In that unpublished case, Ronald Schecter v. Society Hill East Condominium Association, Inc., Docket No. A-2687-23 (October 2025), the plaintiff owned a condominium unit. Over a four-year period, the plaintiff’s water supply line, located in a bathroom adjacent to an exterior wall, frequently froze during cold weather, despite his attempts to warm and insulate the pipe. The unit owner repeatedly asked the condo association to investigate and fix the problem, but was denied.
Although the association acknowledged that it was responsible for the space between the unit’s sheetrock and the exterior wall, it claimed that it had no legal duty to install insulation in that area. The association also maintained that the pipe itself was not a common element and was concerned that fixing the issue would set a precedent for other unit owners to request the same assistance.
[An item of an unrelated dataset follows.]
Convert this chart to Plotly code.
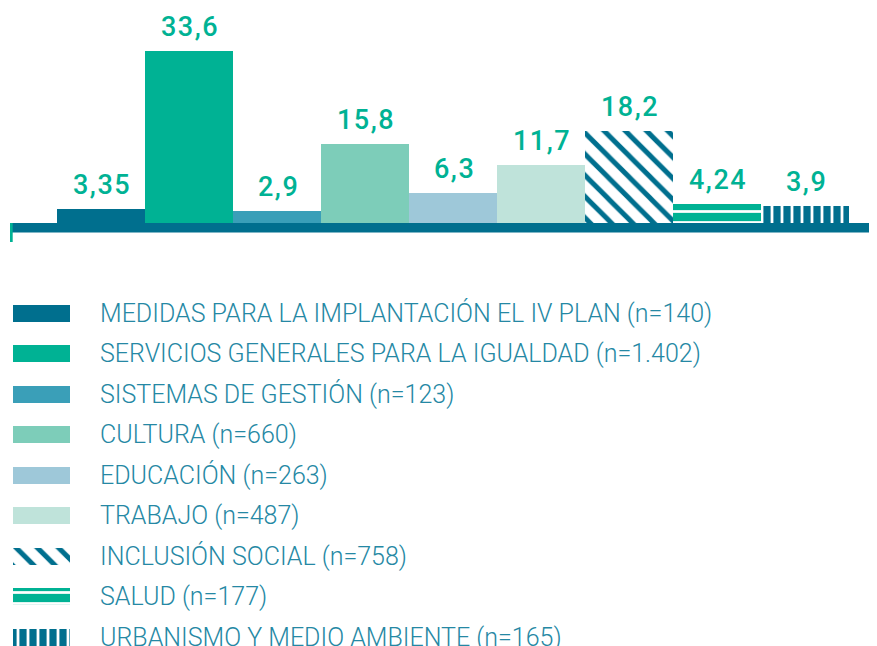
import plotly.graph_objects as go

W, H = 877, 646
OFF = 8  # page body margin offset
FW, FH = W - OFF, H - OFF

categories = [
    "MEDIDAS PARA LA IMPLANTACIÓN EL IV PLAN (n=140)",
    "SERVICIOS GENERALES PARA LA IGUALDAD (n=1.402)",
    "SISTEMAS DE GESTIÓN (n=123)",
    "CULTURA (n=660)",
    "EDUCACIÓN (n=263)",
    "TRABAJO (n=487)",
    "INCLUSIÓN SOCIAL (n=758)",
    "SALUD (n=177)",
    "URBANISMO Y MEDIO AMBIENTE (n=165)",
]
values = [3.35, 33.6, 2.9, 15.8, 6.3, 11.7, 18.2, 4.24, 3.9]
value_labels = ["3,35", "33,6", "2,9", "15,8", "6,3", "11,7", "18,2", "4,24", "3,9"]

TEAL = "#006f8e"
GREEN = "#00b294"
colors = [TEAL, GREEN, "#3a9fb8", "#7dcdb9", "#9ec8d9", "#bfe3da", "#ffffff", GREEN, TEAL]

def pattern(i):
    if i == 6:
        return dict(shape="\\", fgcolor=TEAL, bgcolor="#ffffff", size=15, solidity=0.33, fillmode="replace")
    if i == 7:
        return dict(shape="-", fgcolor="#ffffff", bgcolor=GREEN, size=11, solidity=0.25, fillmode="replace")
    if i == 8:
        return dict(shape="|", fgcolor="#ffffff", bgcolor=TEAL, size=10, solidity=0.28, fillmode="replace")
    return dict(shape="")

def px_x(p):
    return (p - OFF) / FW

def px_y(p):
    return 1 - (p - OFF) / FH

fig = go.Figure()

idx = list(range(len(categories)))

for i in idx:
    fig.add_trace(go.Bar(
        x=[i], y=[values[i]], width=1.0,
        marker=dict(color=colors[i], line=dict(width=0), pattern=pattern(i)),
        xaxis="x", yaxis="y", showlegend=False, hoverinfo="skip",
    ))

for i in idx:
    fig.add_trace(go.Bar(
        x=[1], y=[i], orientation="h", width=17 / 40.5,
        marker=dict(color=colors[i], line=dict(width=0), pattern=pattern(i)),
        xaxis="x2", yaxis="y2", showlegend=False, hoverinfo="skip",
    ))

annotations = []
for i in idx:
    annotations.append(dict(
        x=i, y=values[i], xref="x", yref="y",
        text=f'<span style="letter-spacing:1.5px">{value_labels[i]}</span>',
        showarrow=False, yanchor="middle", yshift=24, xshift=1,
        font=dict(family="Roboto", size=27, color=GREEN, weight=500),
    ))
for i in idx:
    annotations.append(dict(
        x=px_x(98), y=i, xref="paper", yref="y2", text=categories[i],
        showarrow=False, xanchor="left", yanchor="middle",
        font=dict(family="Roboto", size=25, color="#2588a4", weight=300),
    ))

shapes = [
    dict(type="rect", xref="paper", yref="paper", x0=px_x(10), x1=px_x(880),
         y0=px_y(232.5), y1=px_y(223), fillcolor=TEAL, line=dict(width=0), layer="above"),
    dict(type="rect", xref="paper", yref="paper", x0=px_x(10), x1=px_x(12.7),
         y0=px_y(242), y1=px_y(223), fillcolor=GREEN, line=dict(width=0), layer="above"),
]

scale = 5.22
fig.update_layout(
    width=FW, height=FH,
    margin=dict(l=0, r=0, t=0, b=0),
    paper_bgcolor="white", plot_bgcolor="white",
    barmode="overlay", bargap=0,
    xaxis=dict(domain=[px_x(57), px_x(849)], range=[-0.5, 8.5], visible=False, fixedrange=True),
    yaxis=dict(domain=[px_y(226), px_y(OFF)], range=[0, (226 - OFF) / scale], visible=False, fixedrange=True),
    xaxis2=dict(domain=[px_x(13), px_x(70)], range=[0, 1], visible=False, anchor="y2"),
    yaxis2=dict(domain=[0, px_y(290)], range=[(646 - 313) / 40.5, (290 - 313) / 40.5],
                visible=False, anchor="x2"),
    annotations=annotations,
    shapes=shapes,
)

fig.write_html("out.html")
The unit owner repaired the issue on his own and filed a small claims complaint seeking $2,109.87 in damages. The trial court awarded the unit owner $1,642, finding that although the pipe was not a common element, the freezing issue stemmed from the lack of insulation in the wall, which was a common element. The association appealed.
The Appellate Division upheld the trial court’s decision. The Court reaffirmed that a unit owner can bring an action for damages against an association when a defect in a common element causes damage to a unit, and here the association’s failure to insulate the interior wall of the bathroom, which was a common element, resulted in the plaintiff’s damages. The Court also found that even though the association was not negligent, the trial court’s judgement was based on a breach of the governing documents, and there was enough testimony even without an expert to support the conclusion that the unit-owner’s repairs were needed to prevent further freezing.
The Court also reasoned that although N.J.S.A. 46:8B-18 prohibits individual unit owners from repairing or altering common elements, the Court has previously held that modifications of common elements that do not have a substantial impact on the condominium property as a whole or otherwise impact other unit owners are not subject to this prohibition. The Court rejected the association’s argument that public policy precluded unit owners from conducting their own repairs of common elements and then seeking reimbursement, particularly when, as here, the association ignores a unit-owner’s request for significant periods and refuses to fix the issue. Instead, the Court held that it would be unreasonable to prohibit a unit owner from fixing an issue on their own. Finally, although the unit-owner’s invoice for the work was not itemized, the Court noted that a plaintiff can satisfy their burden of proving damages as long as they prove their damages with sufficient certainty to permit the factfinder to “make a fair and reasonable estimate.”